• TASK OBJECTIVE: Copy everything in the data below exactly except the pictures.

• PROVIDED DATA:
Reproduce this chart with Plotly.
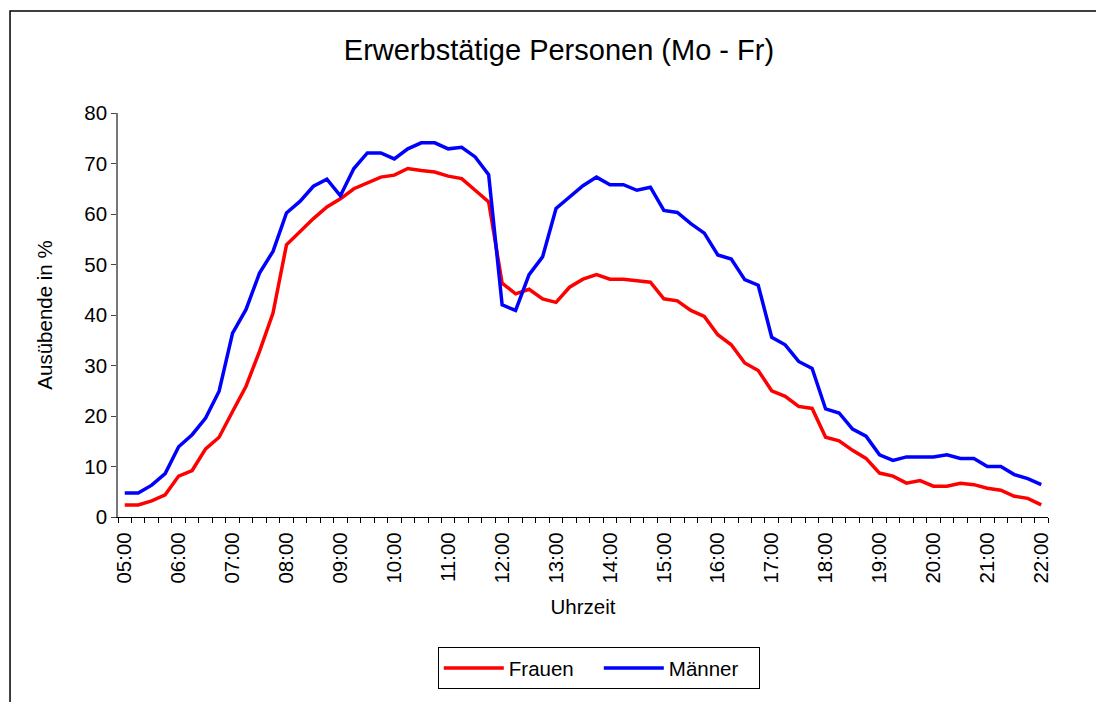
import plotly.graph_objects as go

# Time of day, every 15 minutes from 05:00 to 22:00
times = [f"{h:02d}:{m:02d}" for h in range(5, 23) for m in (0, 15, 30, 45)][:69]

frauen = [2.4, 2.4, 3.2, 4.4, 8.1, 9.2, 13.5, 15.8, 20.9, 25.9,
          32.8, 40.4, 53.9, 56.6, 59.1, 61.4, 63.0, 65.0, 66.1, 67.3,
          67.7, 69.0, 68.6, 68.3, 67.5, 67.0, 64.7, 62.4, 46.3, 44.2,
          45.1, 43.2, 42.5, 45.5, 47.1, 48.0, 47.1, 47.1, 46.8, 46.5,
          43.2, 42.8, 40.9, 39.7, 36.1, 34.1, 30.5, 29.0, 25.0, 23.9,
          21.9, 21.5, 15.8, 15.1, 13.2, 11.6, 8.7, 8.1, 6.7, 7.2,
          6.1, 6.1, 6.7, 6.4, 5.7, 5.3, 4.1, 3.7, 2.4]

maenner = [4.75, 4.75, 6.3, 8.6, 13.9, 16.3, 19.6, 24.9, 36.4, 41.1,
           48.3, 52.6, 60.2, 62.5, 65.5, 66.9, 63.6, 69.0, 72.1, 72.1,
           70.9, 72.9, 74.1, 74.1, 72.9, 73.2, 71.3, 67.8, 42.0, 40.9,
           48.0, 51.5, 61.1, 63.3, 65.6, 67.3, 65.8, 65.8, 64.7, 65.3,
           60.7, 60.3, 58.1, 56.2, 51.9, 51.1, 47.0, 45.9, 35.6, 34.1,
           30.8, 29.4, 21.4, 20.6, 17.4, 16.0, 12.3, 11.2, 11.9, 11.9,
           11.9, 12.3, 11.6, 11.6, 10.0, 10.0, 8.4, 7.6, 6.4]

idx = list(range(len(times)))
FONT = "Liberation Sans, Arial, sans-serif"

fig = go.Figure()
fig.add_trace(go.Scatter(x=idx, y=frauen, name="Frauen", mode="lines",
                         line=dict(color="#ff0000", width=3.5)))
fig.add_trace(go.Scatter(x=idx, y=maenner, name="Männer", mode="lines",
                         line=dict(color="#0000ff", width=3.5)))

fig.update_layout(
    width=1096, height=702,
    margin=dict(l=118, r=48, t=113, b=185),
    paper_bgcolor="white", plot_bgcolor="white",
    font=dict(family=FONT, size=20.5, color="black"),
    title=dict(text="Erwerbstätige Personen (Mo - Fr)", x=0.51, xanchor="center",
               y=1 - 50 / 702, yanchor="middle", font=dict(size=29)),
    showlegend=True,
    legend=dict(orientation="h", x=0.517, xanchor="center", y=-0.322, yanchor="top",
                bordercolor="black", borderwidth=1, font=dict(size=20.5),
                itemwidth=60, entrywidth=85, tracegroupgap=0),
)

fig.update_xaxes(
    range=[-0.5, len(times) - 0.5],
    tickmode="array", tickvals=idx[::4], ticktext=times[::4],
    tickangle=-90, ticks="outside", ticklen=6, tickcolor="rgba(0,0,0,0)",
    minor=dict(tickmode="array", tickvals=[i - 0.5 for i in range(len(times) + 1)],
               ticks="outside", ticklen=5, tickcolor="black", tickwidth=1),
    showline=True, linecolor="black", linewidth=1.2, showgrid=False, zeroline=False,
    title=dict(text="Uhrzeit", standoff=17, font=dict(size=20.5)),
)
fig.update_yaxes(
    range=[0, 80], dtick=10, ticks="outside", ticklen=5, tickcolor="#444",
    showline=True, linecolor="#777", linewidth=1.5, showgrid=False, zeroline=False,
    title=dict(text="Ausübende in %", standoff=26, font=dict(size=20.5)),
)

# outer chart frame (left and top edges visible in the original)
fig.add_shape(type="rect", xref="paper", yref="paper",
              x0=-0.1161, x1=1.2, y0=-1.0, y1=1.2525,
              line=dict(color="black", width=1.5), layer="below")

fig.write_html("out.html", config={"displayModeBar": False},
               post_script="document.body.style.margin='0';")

• ANSWER TO THE TASK:
Reproduce this chart with Plotly.
import plotly.graph_objects as go

# Time of day, every 15 minutes from 05:00 to 22:00
times = [f"{h:02d}:{m:02d}" for h in range(5, 23) for m in (0, 15, 30, 45)][:69]

frauen = [2.4, 2.4, 3.2, 4.4, 8.1, 9.2, 13.5, 15.8, 20.9, 25.9,
          32.8, 40.4, 53.9, 56.6, 59.1, 61.4, 63.0, 65.0, 66.1, 67.3,
          67.7, 69.0, 68.6, 68.3, 67.5, 67.0, 64.7, 62.4, 46.3, 44.2,
          45.1, 43.2, 42.5, 45.5, 47.1, 48.0, 47.1, 47.1, 46.8, 46.5,
          43.2, 42.8, 40.9, 39.7, 36.1, 34.1, 30.5, 29.0, 25.0, 23.9,
          21.9, 21.5, 15.8, 15.1, 13.2, 11.6, 8.7, 8.1, 6.7, 7.2,
          6.1, 6.1, 6.7, 6.4, 5.7, 5.3, 4.1, 3.7, 2.4]

maenner = [4.75, 4.75, 6.3, 8.6, 13.9, 16.3, 19.6, 24.9, 36.4, 41.1,
           48.3, 52.6, 60.2, 62.5, 65.5, 66.9, 63.6, 69.0, 72.1, 72.1,
           70.9, 72.9, 74.1, 74.1, 72.9, 73.2, 71.3, 67.8, 42.0, 40.9,
           48.0, 51.5, 61.1, 63.3, 65.6, 67.3, 65.8, 65.8, 64.7, 65.3,
           60.7, 60.3, 58.1, 56.2, 51.9, 51.1, 47.0, 45.9, 35.6, 34.1,
           30.8, 29.4, 21.4, 20.6, 17.4, 16.0, 12.3, 11.2, 11.9, 11.9,
           11.9, 12.3, 11.6, 11.6, 10.0, 10.0, 8.4, 7.6, 6.4]

idx = list(range(len(times)))
FONT = "Liberation Sans, Arial, sans-serif"

fig = go.Figure()
fig.add_trace(go.Scatter(x=idx, y=frauen, name="Frauen", mode="lines",
                         line=dict(color="#ff0000", width=3.5)))
fig.add_trace(go.Scatter(x=idx, y=maenner, name="Männer", mode="lines",
                         line=dict(color="#0000ff", width=3.5)))

fig.update_layout(
    width=1096, height=702,
    margin=dict(l=118, r=48, t=113, b=185),
    paper_bgcolor="white", plot_bgcolor="white",
    font=dict(family=FONT, size=20.5, color="black"),
    title=dict(text="Erwerbstätige Personen (Mo - Fr)", x=0.51, xanchor="center",
               y=1 - 50 / 702, yanchor="middle", font=dict(size=29)),
    showlegend=True,
    legend=dict(orientation="h", x=0.517, xanchor="center", y=-0.322, yanchor="top",
                bordercolor="black", borderwidth=1, font=dict(size=20.5),
                itemwidth=60, entrywidth=85, tracegroupgap=0),
)

fig.update_xaxes(
    range=[-0.5, len(times) - 0.5],
    tickmode="array", tickvals=idx[::4], ticktext=times[::4],
    tickangle=-90, ticks="outside", ticklen=6, tickcolor="rgba(0,0,0,0)",
    minor=dict(tickmode="array", tickvals=[i - 0.5 for i in range(len(times) + 1)],
               ticks="outside", ticklen=5, tickcolor="black", tickwidth=1),
    showline=True, linecolor="black", linewidth=1.2, showgrid=False, zeroline=False,
    title=dict(text="Uhrzeit", standoff=17, font=dict(size=20.5)),
)
fig.update_yaxes(
    range=[0, 80], dtick=10, ticks="outside", ticklen=5, tickcolor="#444",
    showline=True, linecolor="#777", linewidth=1.5, showgrid=False, zeroline=False,
    title=dict(text="Ausübende in %", standoff=26, font=dict(size=20.5)),
)

# outer chart frame (left and top edges visible in the original)
fig.add_shape(type="rect", xref="paper", yref="paper",
              x0=-0.1161, x1=1.2, y0=-1.0, y1=1.2525,
              line=dict(color="black", width=1.5), layer="below")

fig.write_html("out.html", config={"displayModeBar": False},
               post_script="document.body.style.margin='0';")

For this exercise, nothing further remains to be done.